Все люди в ней, и она во всех. Со всеми дружески ведет она игру, и чем больше у ней выигрывают, тем больше она радуется. Со многими так скрытно она играет, что незаметно для них кончается игра.
Даже в неестественном есть природа, на самом грубом филистерстве лежит печать ее гения. Кто не видит ее повсюду, тот нигде не видит ее лицом к лицу. Она любит себя бесчисленными сердцами и бесчисленными очами глядит на себя. Она расчленилась для того, чтоб наслаждаться собою. Ненасытимо стремясь передаться, осуществиться, она производит все новые и новые существа, способные к наслаждению.
Она радуется мечтам. Кто разбивает их в себе или в других, того наказывает она, как страшного злодея. Кто ей доверчиво следует, того она прижимает, как любимое дитя, к сердцу.
Нет числа ее детям. Ко всем она равно щедра; но у нее есть любимцы, которым много она расточает, много приносит в жертву. Великое принимает она под свой покров. Из ничтожества выплескивает она свои создания и не говорит им, откуда они пришли и куда идут. Они должны идти: дорогу знает она.
У ней мало стремлений, но они вечно деятельны, вечно разнообразны.
Зрелище ее вечно ново, ибо она непрестанно творит новых созерцателей. Жизнь – ее лучшее изобретение; смерть для нее средство для большей жизни.
Она окружает человека мраком и гонит его вечно к свету. Она приковывает его к земле и отрывает его снова.
Она дает потребности, ибо любит движение, и с непонятною легкостью возбуждает его. Каждая потребность есть благодеяние, быстро удовлетворяется и быстро опять возникает. Много новых источников наслаждения в лишних потребностях, которые дает она; но все опять приходит в равновесие. Каждое мгновение она употребляет на достижение далекой цели, и каждую минуту она у цели. Она – само тщеславие, но не для нас – для нас она святыня.

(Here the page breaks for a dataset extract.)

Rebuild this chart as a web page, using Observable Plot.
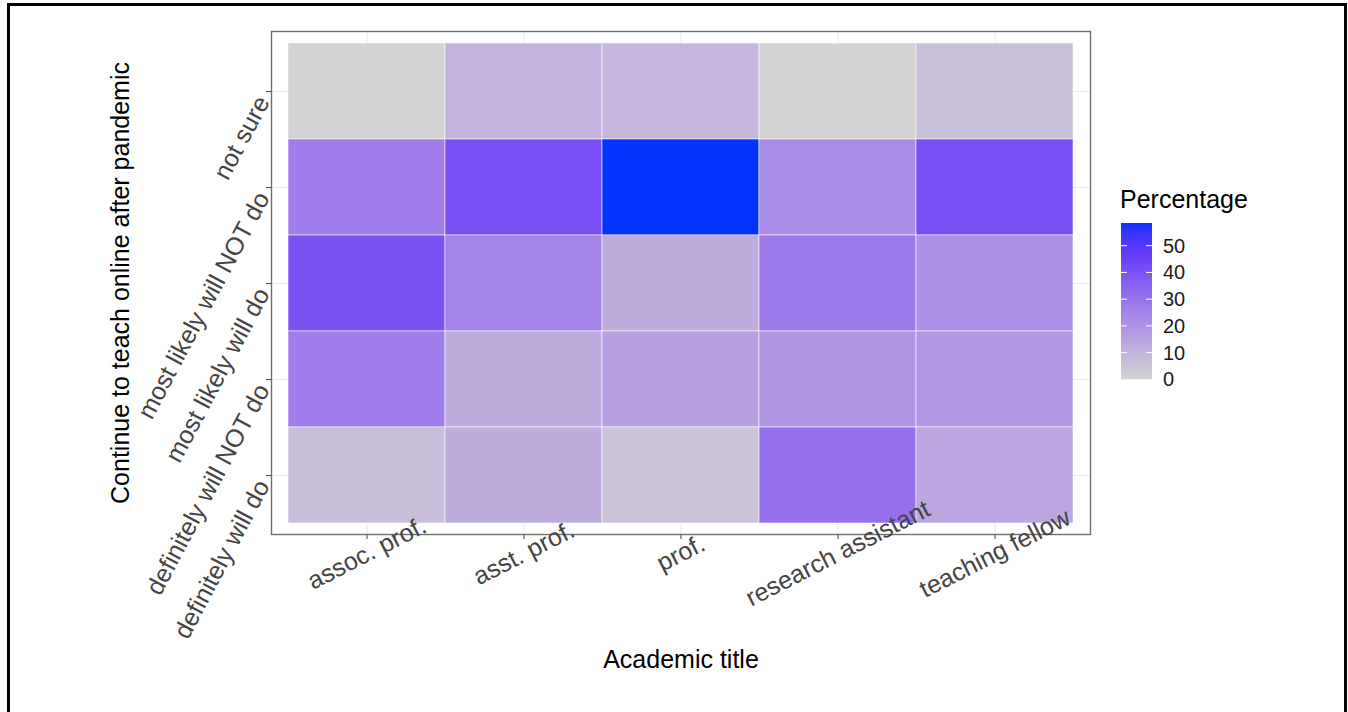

Она позволяет всякому ребенку мудрить над собою; каждый глупец может судить о ней; тысячи проходят мимо ее и не видят; всеми она любуется и со всеми ведет свой расчет. Ее законам повинуются даже и тогда, когда им противоречат; даже и тогда действуют согласно с ней, когда хотят действовать против нее. Всякое ее даяние благо, ибо всякое необходимо; она медлит, чтоб к ней стремились; она спешит, чтоб ею не насытились.
У ней нет речей и языка; но она создает тысячи языков и сердец, которыми она говорит и чувствует.
Венец ее – любовь. Любовью только приближаются к ней. Бездны положила она между созданиями, и все создания жаждут слиться в общем объятии. Она разобщила их, чтоб опять соединить. Одним прикосновением уст к чаше любви искупает она целую жизнь страданий.
Она все. Она сама себя и награждает, и наказывает, и радует, и мучит. Она сурова и кротка, любит и ужасает, немощна и всемогуща. Все в ней непрестанно. Она не ведает прошедшего и будущего; настоящее ее – вечность. Она добра. Я славословлю ее со всеми ее делами. Она премудра и тиха. Не вырвешь у ней признания в любви, не выманишь у ней подарка, разве добровольно подарит она. Она хитра, но только для доброй цели, и всего лучше не замечать ее хитрости. Она целостна и вечно недокончена. Как она творит, так может творить вечно.